In 2017, LTEA made a pivot to blockchain and changed its name to Long Blockchain so that it could shift “its primary corporate focus” from tea to distributed-ledger technology. The move caused its stock to soar nearly 300 percent, but the company found itself delisted from Nasdaq due to suspicions that the shift was made to boost its stock.
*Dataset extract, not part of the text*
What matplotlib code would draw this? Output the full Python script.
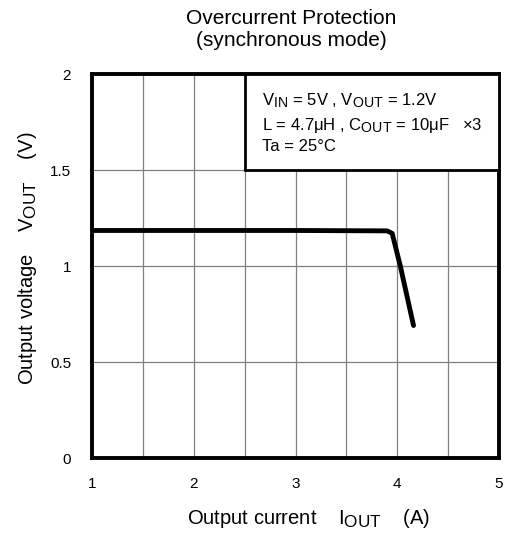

It was also subpoenaed by the U.S. Securities and Exchange Commission (SEC).

“Anytime there’s a new technology like blockchain, and there’s any kind of mania around it, this is what the fraudsters take advantage of,” said Joshua White, assistant professor of finance at Vanderbilt University.

The FBI warrant states that in the encrypted messages Lindsay and “other individuals” had “discussed what appears to be confidential information regarding LTEA.” In addition, one of the individuals mentioned in the warrant is identified on the phone as “Eric W,” whom the FBI believes is Eric Watson, a major investor in LTEA at the time of the pivot.

The warrant also states that there were several urgent messages between Lindsay and “Eric W,” including one that the FBI agent believes “refers to common aspects of a pump-and-dump campaign.”

The FBI also explained that Lindsay sent a text file and messages via WhatsApp with the contact information for a person named Julian Davidson, who was the executive chairman of LTEA.

The FBI said there is probable cause to suspect that Lindsay and Giguiere had “conspired with each other and others to, and did, trade LTEA securities on the basis of material, non-public information,” violating various laws.